Cville Pilots Safe Streets Program

Man walking his dog past a sign that reads Safe Streets Pilot
Photo: Peter Krebs/PEC

COVID-19 has brought dramatic changes to the way we live, including how we gather to call for change.

When the pandemic struck in March 2020, PEC had to cancel our popular slate of social bike rides and could no longer convene our monthly advocacy meetups in person. Undaunted, we shifted the discussions from cafes and conference rooms to virtual platforms that have proven to be welcome ways to stay connected. But we weren’t sure if our approach to collective impact would translate to the virtual world.

We recently received an answer.

Our first PEC-led collaborative project in the new, Covid-19 era was a springtime proposal to the governments of Charlottesville and Albemarle, asking them to close underutilized road space to make room for safer and more socially-distant walking and biking. A group of advocates collectively researched all the issues, including what is safe, what’s healthy, what other places are trying and what would assure the most equitable benefit.

It turns out that Charlottesville City transportation officials were also thinking about a very similar idea and even had some suggested routes in mind.

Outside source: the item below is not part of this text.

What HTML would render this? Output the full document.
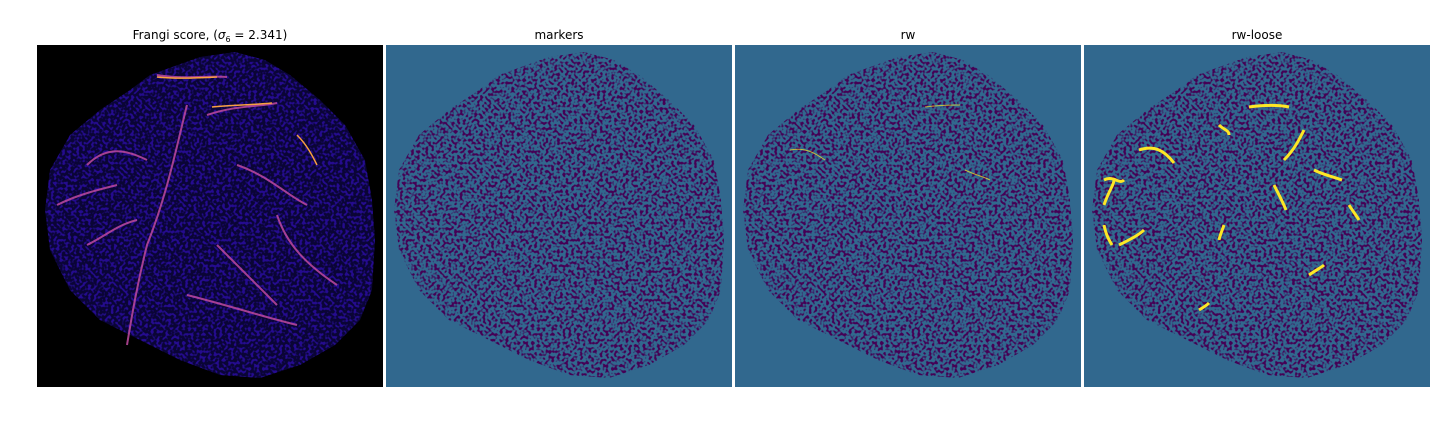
<!DOCTYPE html>
<html><head><meta charset="utf-8"><style>
body{margin:0;background:#fff;}
svg{display:block;font-family:"DejaVu Sans","Liberation Sans",sans-serif;}
</style></head><body>
<svg width="1440" height="432" viewBox="0 0 1440 432">
<defs>
<polygon id="blob" points="113,30 163,12 198,7 228,15 253,30 283,55 308,80 328,115 335,155 338,195 335,245 323,275 298,300 263,320 223,333 183,330 143,315 103,295 63,275 33,245 13,205 8,165 13,125 33,90 63,65 93,45"/>
<filter id="tex" x="0" y="0" width="100%" height="100%">
<feTurbulence type="fractalNoise" baseFrequency="0.35" numOctaves="1" seed="3" result="n"/>
<feColorMatrix in="n" type="matrix" values="0 0 0 0 0  0 0 0 0 0  0 0 0 0 0  0 0 0 -6 3.2" result="m"/>
<feComposite in="SourceGraphic" in2="m" operator="in"/>
</filter>
</defs>
<g>
<text x="210" y="39" text-anchor="middle" font-size="12">Frangi score, (<tspan font-style="italic">σ</tspan><tspan font-size="8" dy="3">6</tspan><tspan dy="-3"> = 2.341)</tspan></text>
<rect x="37" y="45" width="346" height="342" fill="#000"/>
<g transform="translate(37,45)">
<use href="#blob" fill="#0a0535"/>
<use href="#blob" fill="#2a10a0" filter="url(#tex)" opacity="0.85"/>
<g fill="none" stroke="#c04aa0" stroke-width="2" opacity="0.85">
<path d="M120,30 C150,35 170,30 190,32"/><path d="M150,60 C140,100 130,150 110,200 C100,240 95,270 90,300"/>
<path d="M170,70 C200,60 220,62 240,58"/><path d="M50,120 C70,100 90,105 110,115"/>
<path d="M20,160 C40,150 60,145 80,140"/><path d="M200,120 C230,130 250,150 270,160"/>
<path d="M240,170 C250,200 270,220 300,240"/><path d="M50,200 C70,190 80,180 100,175"/>
<path d="M150,250 C190,260 220,270 260,280"/><path d="M180,200 C200,220 220,240 240,260"/>
</g>
<g fill="none" stroke="#f8a040" stroke-width="1.5">
<path d="M175,62 C195,60 215,60 235,58"/><path d="M120,32 C140,34 160,33 180,32"/><path d="M260,90 C270,100 275,110 280,120"/>
</g>
</g>
</g>
<g>
<text x="559" y="39" text-anchor="middle" font-size="12">markers</text>
<rect x="386" y="45" width="346" height="342" fill="#31688e"/>
<g transform="translate(386,45)">
<use href="#blob" fill="#440154" filter="url(#tex)"/>
</g>
</g>
<g>
<text x="908" y="39" text-anchor="middle" font-size="12">rw</text>
<rect x="735" y="45" width="346" height="342" fill="#31688e"/>
<g transform="translate(735,45)">
<use href="#blob" fill="#440154" filter="url(#tex)"/>
<g fill="none" stroke="#fde725" stroke-width="1" opacity="0.7">
<path d="M55,105 C70,102 80,108 90,115"/><path d="M190,62 C205,60 215,60 225,60"/><path d="M230,125 C240,130 250,132 255,135"/>
</g>
</g>
</g>
<g>
<text x="1257" y="39" text-anchor="middle" font-size="12">rw-loose</text>
<rect x="1084" y="45" width="346" height="342" fill="#31688e"/>
<g transform="translate(1084,45)">
<use href="#blob" fill="#440154" filter="url(#tex)"/>
<g fill="none" stroke="#fde725" stroke-width="3">
<path d="M55,105 C70,100 80,105 90,118"/><path d="M20,135 C30,130 35,140 40,135"/><path d="M20,160 C25,145 30,140 30,135"/>
<path d="M165,62 C180,60 195,60 205,62"/><path d="M135,80 C140,85 145,85 145,90"/><path d="M200,115 C210,105 215,95 220,85"/>
<path d="M230,125 C240,130 250,132 258,135"/><path d="M35,200 C45,195 55,190 60,185"/><path d="M20,180 C22,190 25,195 28,200"/>
<path d="M225,230 C232,225 238,222 240,220"/><path d="M115,265 C120,262 123,260 125,258"/><path d="M140,180 C138,186 136,190 135,195"/>
<path d="M265,160 C268,165 272,170 275,175"/><path d="M190,140 C195,150 198,155 202,165"/>
</g>
</g>
</g>
</svg>
</body></html>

We invited them to one of our meetings and compared notes. The result was a well-crafted memo to city (and county) leadership that took into account what the City staff had deemed feasible.

[Read our Cover LetterRead our Full Proposal]

That was in May.

After not hearing anything for a while, we were starting to think the idea was dead; a worthwhile exercise, but one that ultimately wouldn’t bear fruit. At the end of September, we were excited to see a press release from the City of Charlottesville announcing that the Safe Streets project would begin immediately with a trial at the first site on both of our proposals: the Belmont Bridge.

Two people walk in a section of street protected by traffic barrels.
Photo: Peter Krebs / PEC

Why the Belmont Bridge?

The Belmont Bridge was selected for the first trial because it meets all of the criteria listed in our memo, including:

  1. Insufficient Sidewalk Space. This downtown connector sees a lot of pedestrian traffic, and the sidewalk on the east side of the street is fenced off for construction.
  2. Multiple, diverse neighborhoods and essential services nearby. This quarter mile of roadway connects multiple neighborhoods and is one of few ways to get across the railroad that separates the north and south halves of the city.
  3. Excessive Vehicle Speeds. Even though this street is in the middle of town, vehicles travel at unusually high speeds along this stretch because the road is divided like a highway and there are no buildings, driveways or other articulations along the way to force a driver to be cautious.
  4. Abundant Community Engagement. The Belmont Bridge is slated for replacement beginning next year and will eventually include wide sidewalks and protected bike lanes. Discussions about that roadway have been going on for more than a decade.
  5. Minimal Disruption. The future bridge will only have one vehicle lane in each direction, so we know that the borrowed portion of roadway is truly not necessary.
  6. It is Familiar to City Residents and Staff. The City’s Bike/Pedestrian Advisory Committee did a similar pilot program last year that was well-received in the community, and the Public Works Department was able to execute it without difficulty. 

If the project proves successful, it will be extended and replicated in other parts of the city. 

This accomplishment, although small in scope stands as an example of what is possible when walkers, bikers, runners, and all kinds of people come together to identify a problem and articulate a solution in collaboration with local officials. We hope that it will lead to larger, more durable improvements. It also shows that change, while not always immediate, can come unexpectedly if we keep working at it.